In a review of Michael Zapata’s debut novel The Lost Book of Adana Moreau, The New York Times counts 28 made-up books mentioned in the text, from a Bolivian novel about a spaceship that must reckon with a perplexing crime to a cosmology book positing the existence of the multiverse.
“When you weave all these imaginary novels together, it creates a literary landscape through which you can understand your characters,” Zapata says.
The novel at its center is Model Earth, a Lovecraftian sci-fi fantasy by the titular Adana Moreau, a Dominican woman whose rebel parents are killed by U.S. Marines in 1916. She marries a pirate, known as “the last pirate of the New World,” who sets sail to New Orleans. The unfinished manuscript binds the fates of her son Maxwell, a theoretical physicist who dreams of parallel universes, and Saul Drower, a hotel clerk in Chicago tasked with delivering the mysterious tome to Maxwell in the aftermath of Hurricane Katrina.
Rich in imagination, The Lost Book of Adana Moreau is a gorgeous, heartbreaking examination of exile, diaspora, and family that spans multiple narratives across space and time. I spoke to Zapata, a founding editor of MAKE Literary Magazine and academic advisor at the School of the Art Institute, about his local inspirations and dual fascination with New Orleans and Chicago.
Did The Lost Book originate with a particular scene or character?
The very first sentence I wrote, "His father was a pirate," was the same eight years ago as it is today. I tend to write sentence by sentence. If there's any scene that emerged, I knew I wanted to write about New Orleans — as a port city, as a parallel universe. I've always been attracted to it. I hadn't lived in New Orleans at that point [when I started writing], but I had been going two or three times a year for my whole life since I've been 18.
Why?
It magnetizes. New Orleans pulls you in. I'm Latinx — my father's from Ecuador and I've been going my whole life — and there was something that felt very familiar about New Orleans. Not just in the architecture, or the pace of life, but it felt very much like a Latin American city trapped in America.
The novel has a wide scope, spanning the 2001 Argentine Great Depression, 1930s Chicago, and post-Katrina New Orleans. How did you balance those storylines?
So much of what they have in common are these catastrophic responses to capitalism — situations where change is imminent and likely necessary. I always think of it in terms of how the past and the future collide in the present, and the possibilities that exist in the future for people who are in the midst of a revolution. While they're very different historical records, very different nations, I feel like the people in these historical moments of disaster capitalism or revolution are sharing similar thoughts, feelings, and philosophies about it.
What kind of historical research did you do?
I had started, like anyone is supposed to, reading historical books about the Great Depression or the Russian Revolution. They were helpful, but I didn't get to the historical record that I wanted until I started looking into the oral tradition. Are you familiar with Studs Terkel?

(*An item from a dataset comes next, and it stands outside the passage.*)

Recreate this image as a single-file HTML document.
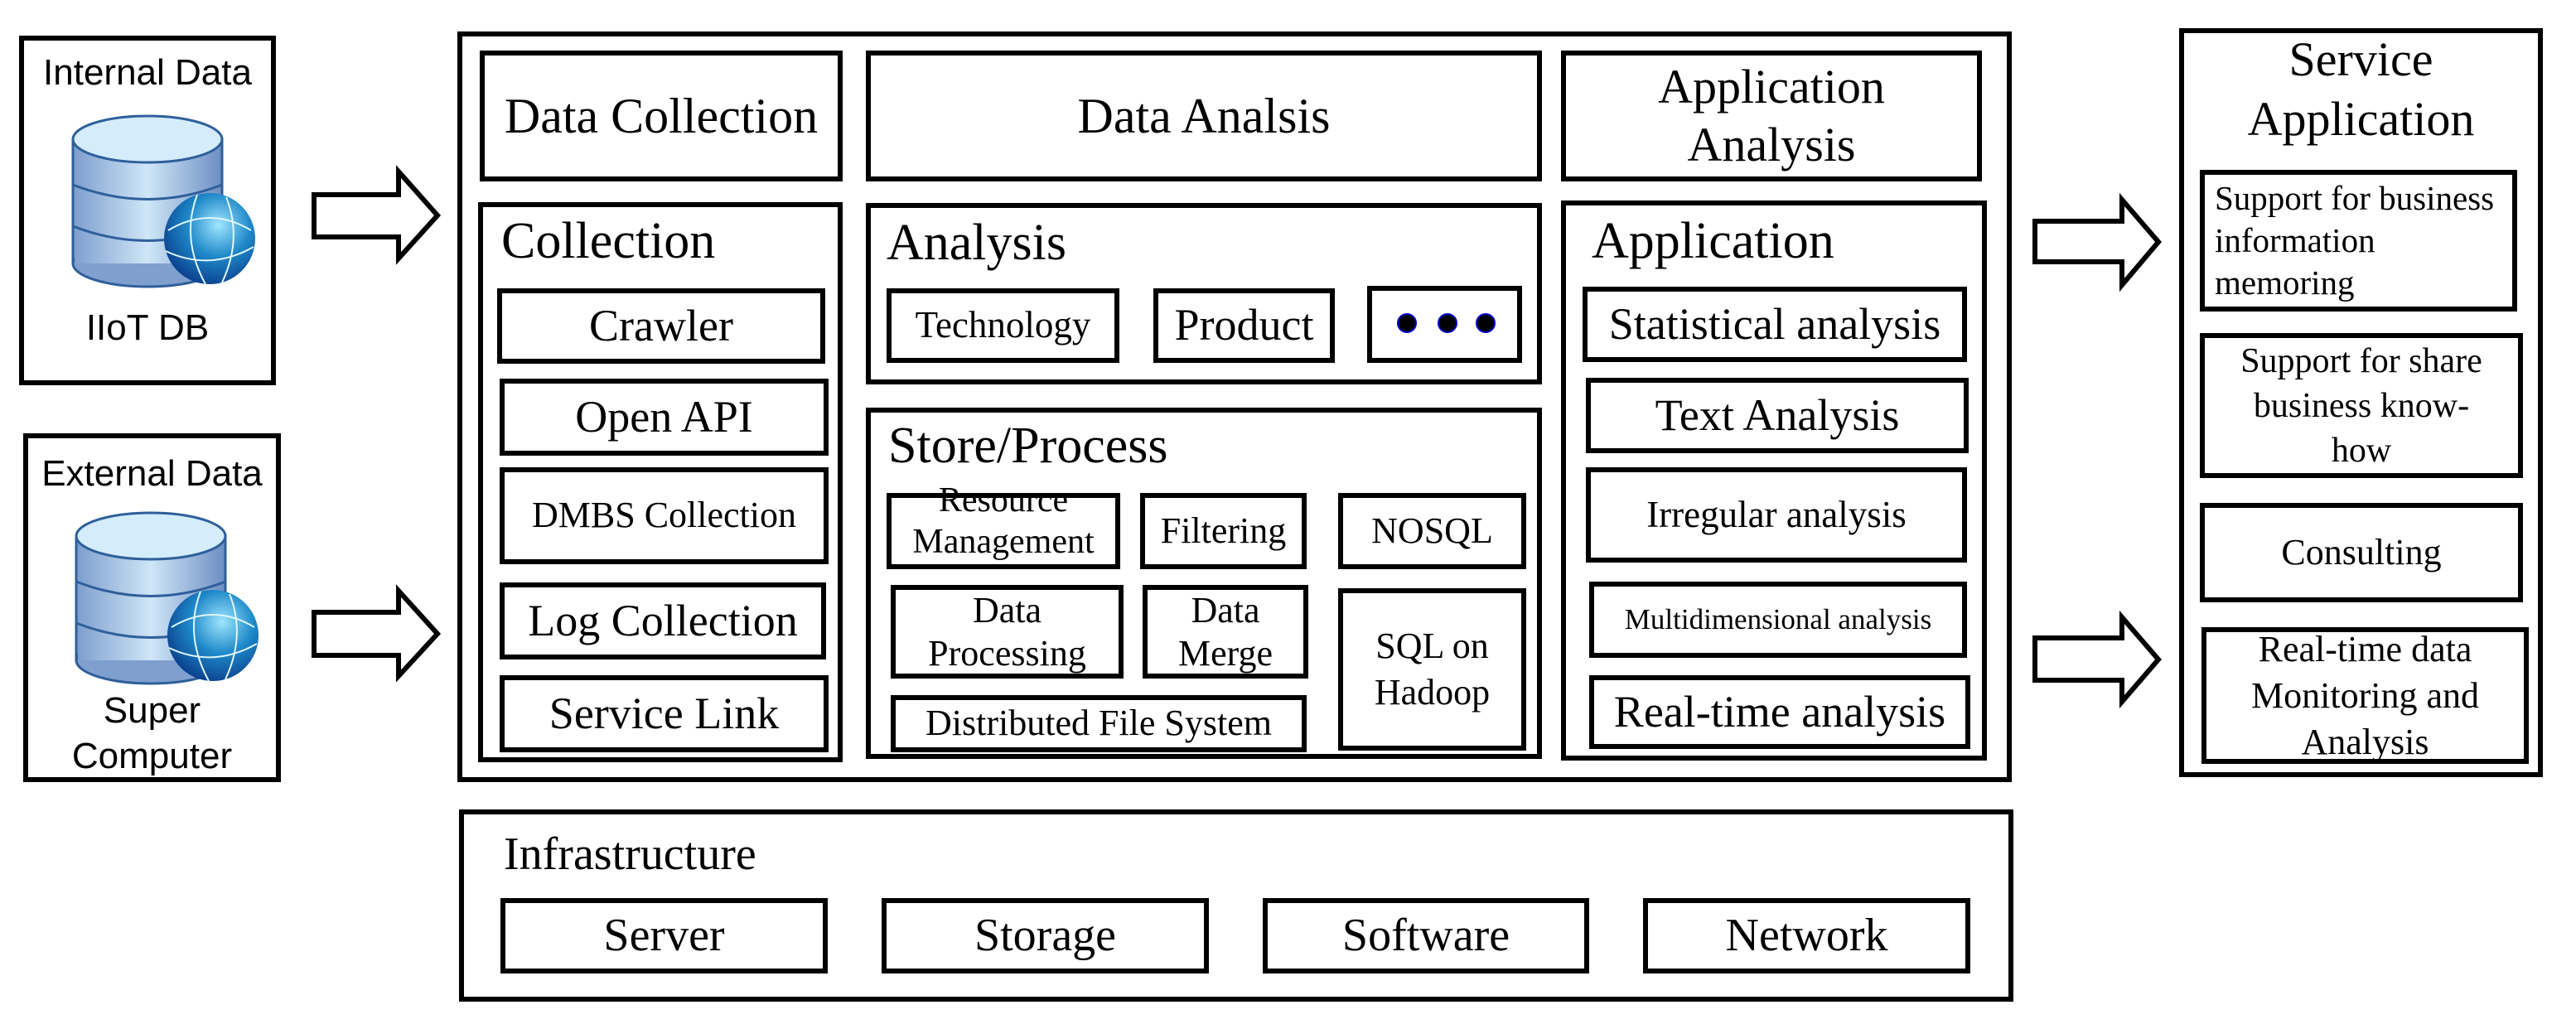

That’s exactly who I thought of when you introduced the character of Benjamin Drower.
Perfect! That’s awesome. I did model a lot of the work that Benjamin Drower does on Studs Terkel. Even Vox Humana [the oral history project Benjamin conducts] was taken from something Studs Terkel always said about his own work, "the human voice." What he was able to do to get people to truly paint a portrait of themselves — to not only offer up what they went through on paper and with their voice, but to offer a true narrative of who they were. It's beautiful the way he does that.
Instead of getting weighed down with the world-building — sometimes historical fiction can feel weighty with all those details — the most important thing was finding people's voice and then giving life to that.
One of the main characters, Saul Drower, lives in Chicago, and there are a lot of familiar references: walking down Montrose Beach with his grandfather, getting breakfast at the Golden Nugget Pancake House at Diversey and Western, daydreaming on the #72 bus. What made you decide to ground this part of the narrative in Chicago?
Like New Orleans, Chicago is a port city. It's a place where exiles and immigrants have ended up for the past 150 to 200 years. I grew up in Old Irving Park and Roselle, a suburb of Chicago. My father is a jeweler, recently retired, but I would work with him on Jewelers Row. My mother's family's Lithuanian Jewish, and they've been here for 100 years [since] they escaped pogroms in the early 20th century. Chicago has been integral to my life.
It also forced me to reconcile how much Chicago has changed since the 1930s [and] what 70 years does to a person, what it does to a neighborhood, and what it does to a city. It felt like a puzzle that I wanted to play around with.
Not to go too much on a tangent, but Italo Calvino has this amazing collection of short stories and prose poems called Invisible Cities. I've always been fascinated with this idea of cities existing inside of cities. I think the United States is hyper-aggressive in erasing histories, but you do have places like New Orleans and Chicago, which by necessity inhabit their own histories.
What was fun about researching them, particularly Chicago, is this obsessive idea that you can't ever get to [the innermost city]. I'm 40 and I've spent the vast majority of my life here, and I don't know if I'll ever get to the center. But that's a joy. It's a labyrinth that is an absolute joy to research and write about.